La signora Adriana ha così contattato la Prefettura, per vedere se era possibile abbattere direttamente gli animali. Come accade del resto in altre regioni, ad esempio in Toscana, e in Paesi come la Francia, dove è possibile sparare alla fauna selvatica, con tutte le precauzioni e autorizzazioni del caso, se essa mette a rischio colture di pregio e l’incolumità delle persone.
“Ho ragionato: gli animali catturati con le gabbie saranno comunque portati al matttoio e abbattuti, ma quanto tempo dovrà passare? Tanto vale procedere subito all’abbattimento! Certe premure mi sembrano folli. Però ho scoperto, dopo tante telefonate, che non è chiara la trafila burocratica da percorrere: c’è chi mi ha spiegato che il sindaco deve scrivere al prefetto, che a sua volta contatta il Parco, che dà l’ok per un abbattimento straordinario eseguito dalla Polizia provinciale. Altri mi hanno spiegato invece che l’ok lo deve dare direttamente il Parco. Ma il Parco dice che non è così. Di fatto nessuno sta facendo nulla”.
La signora Adriana ha anche chiamato la Regione, con scarsa fortuna.
“Ho telefonato a sette interni del dipartimento Agricoltura di quello dei Parchi, ma nessuno, dico nessuno, mi ha risposto, eppure era orario di ufficio!”.
L’imprenditrice, assieme al marito, ha cercato a proprio rischio e pericolo, di trovare i buchi di accesso lungo il recinto, ma sono stati inseguiti dal branco e sono subito dovuti uscire. Ad avere la peggio il cane della signora Adriana, ferito ad una gamba. E chiudere del resto le falle della recinzione con i cinghiali dentro non servirebbe a nulla.
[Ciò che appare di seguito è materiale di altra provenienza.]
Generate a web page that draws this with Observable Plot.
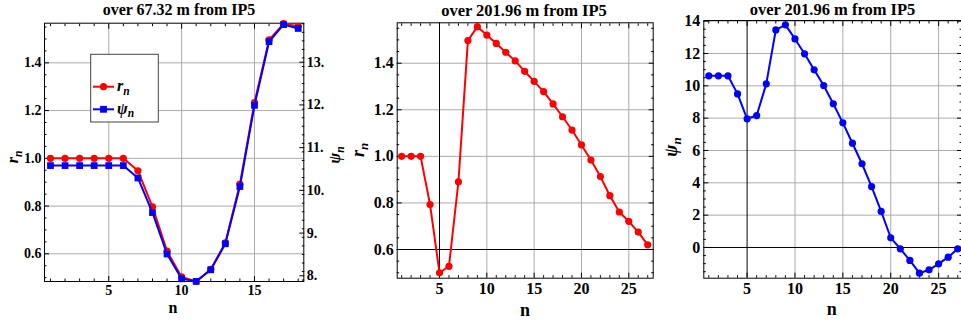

“Una situazione pazesca, – si sfoga la donna trattenendo le lacrime – sto assistendo impotente alla distruzione della mia azienda, e chi dovrebbe tutelarmi si rimpalla le responsabilità, non so se fanno più danni i cinghiali o la burocrazia. Una cosa è certa, io non voglio i risarcimenti, che tra l’altro coprono solo una piccola parte del danno e arrivano con anni di ritardo. Voglio essere messa nelle condizioni minime di fare il mio lavoro, ovvero produrre vino e raccogliere tartufi e zafferano, senza chiedere nulla a nessuno”.
Ultima surreale chicca: la signora Adriana aveva pensato anche di spaventare il branco inducendolo ad uscire dalla sua terra, facendo rumore percuotendo pentole e coperchi.
“Ho scoperto che non si può fare: i Carabinieri forestali mi hanno spiegato che si configurerebbe il reato di disturbo della fauna selvatica protetta…”, rivela l’imprenditrice.